### Provided data

==========

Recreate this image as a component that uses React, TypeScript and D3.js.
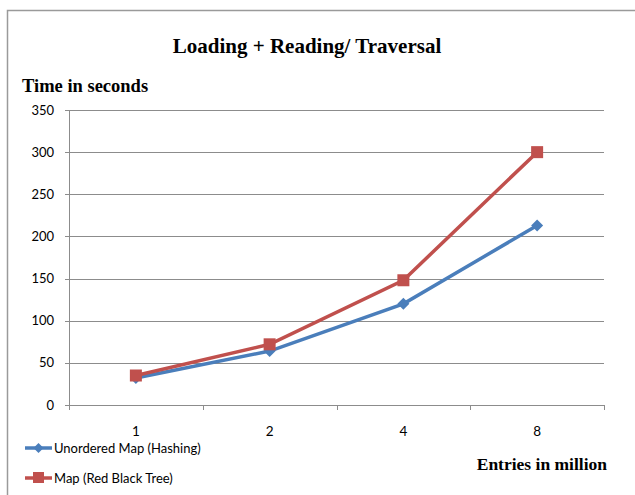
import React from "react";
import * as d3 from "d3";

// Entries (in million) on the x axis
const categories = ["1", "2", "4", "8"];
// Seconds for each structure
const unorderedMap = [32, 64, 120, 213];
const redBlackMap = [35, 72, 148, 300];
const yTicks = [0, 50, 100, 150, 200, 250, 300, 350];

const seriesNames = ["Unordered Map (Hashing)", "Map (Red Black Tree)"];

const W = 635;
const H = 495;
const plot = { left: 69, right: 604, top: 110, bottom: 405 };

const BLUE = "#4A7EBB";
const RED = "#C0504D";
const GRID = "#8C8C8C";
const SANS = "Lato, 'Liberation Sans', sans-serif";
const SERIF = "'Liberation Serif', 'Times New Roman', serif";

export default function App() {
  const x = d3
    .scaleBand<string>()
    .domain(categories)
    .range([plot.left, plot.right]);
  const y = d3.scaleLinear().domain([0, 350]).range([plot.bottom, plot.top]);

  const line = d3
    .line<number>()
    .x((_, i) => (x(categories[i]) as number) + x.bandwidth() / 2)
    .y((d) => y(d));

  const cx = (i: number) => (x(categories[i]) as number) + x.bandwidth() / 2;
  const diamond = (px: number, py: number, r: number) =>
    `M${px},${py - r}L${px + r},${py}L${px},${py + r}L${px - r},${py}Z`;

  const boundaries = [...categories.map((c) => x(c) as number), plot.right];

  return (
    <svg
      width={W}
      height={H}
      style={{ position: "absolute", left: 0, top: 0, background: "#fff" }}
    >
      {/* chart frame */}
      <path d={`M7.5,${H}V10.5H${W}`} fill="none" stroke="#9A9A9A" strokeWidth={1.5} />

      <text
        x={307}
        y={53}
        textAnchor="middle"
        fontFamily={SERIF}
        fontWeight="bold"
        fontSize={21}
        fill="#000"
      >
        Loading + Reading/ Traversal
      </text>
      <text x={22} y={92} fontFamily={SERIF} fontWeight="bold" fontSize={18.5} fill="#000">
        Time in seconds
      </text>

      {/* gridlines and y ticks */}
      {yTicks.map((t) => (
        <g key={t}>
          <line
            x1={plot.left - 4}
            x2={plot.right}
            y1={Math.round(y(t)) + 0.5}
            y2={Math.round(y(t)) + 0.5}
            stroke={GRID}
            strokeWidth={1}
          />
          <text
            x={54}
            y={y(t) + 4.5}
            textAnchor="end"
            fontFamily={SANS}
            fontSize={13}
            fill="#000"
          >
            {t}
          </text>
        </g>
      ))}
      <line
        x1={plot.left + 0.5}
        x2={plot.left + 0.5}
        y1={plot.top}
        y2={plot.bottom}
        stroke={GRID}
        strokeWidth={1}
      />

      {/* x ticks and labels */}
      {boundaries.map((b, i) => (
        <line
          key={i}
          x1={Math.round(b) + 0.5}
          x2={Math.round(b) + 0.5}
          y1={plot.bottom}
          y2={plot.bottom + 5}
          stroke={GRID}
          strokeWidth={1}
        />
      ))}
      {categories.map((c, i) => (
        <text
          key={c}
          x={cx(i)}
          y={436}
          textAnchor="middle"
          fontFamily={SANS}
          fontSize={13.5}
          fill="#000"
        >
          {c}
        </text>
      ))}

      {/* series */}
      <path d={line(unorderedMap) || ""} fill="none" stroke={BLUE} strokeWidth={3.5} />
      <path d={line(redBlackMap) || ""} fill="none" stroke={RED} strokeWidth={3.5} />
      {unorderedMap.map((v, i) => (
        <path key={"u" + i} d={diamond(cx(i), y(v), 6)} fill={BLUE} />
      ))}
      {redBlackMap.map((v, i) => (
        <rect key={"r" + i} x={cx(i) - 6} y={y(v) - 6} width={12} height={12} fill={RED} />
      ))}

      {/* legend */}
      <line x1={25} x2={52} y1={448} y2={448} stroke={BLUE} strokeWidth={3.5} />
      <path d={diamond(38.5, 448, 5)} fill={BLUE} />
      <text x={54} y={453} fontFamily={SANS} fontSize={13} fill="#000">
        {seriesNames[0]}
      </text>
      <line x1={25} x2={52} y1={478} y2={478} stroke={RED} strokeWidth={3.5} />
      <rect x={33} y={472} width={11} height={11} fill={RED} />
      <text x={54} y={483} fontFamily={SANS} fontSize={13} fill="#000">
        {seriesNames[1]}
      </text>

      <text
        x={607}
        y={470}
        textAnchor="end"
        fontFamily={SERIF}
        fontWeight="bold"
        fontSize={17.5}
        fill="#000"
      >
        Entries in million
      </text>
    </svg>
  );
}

==========

### Set problem
Every line from the top of the material above through the line with "Serif', 'Times New" should be duplicated exactly, please; leave out the pictures.

### Full response
Recreate this image as a component that uses React, TypeScript and D3.js.
import React from "react";
import * as d3 from "d3";

// Entries (in million) on the x axis
const categories = ["1", "2", "4", "8"];
// Seconds for each structure
const unorderedMap = [32, 64, 120, 213];
const redBlackMap = [35, 72, 148, 300];
const yTicks = [0, 50, 100, 150, 200, 250, 300, 350];

const seriesNames = ["Unordered Map (Hashing)", "Map (Red Black Tree)"];

const W = 635;
const H = 495;
const plot = { left: 69, right: 604, top: 110, bottom: 405 };

const BLUE = "#4A7EBB";
const RED = "#C0504D";
const GRID = "#8C8C8C";
const SANS = "Lato, 'Liberation Sans', sans-serif";
const SERIF = "'Liberation Serif', 'Times New Roman', serif";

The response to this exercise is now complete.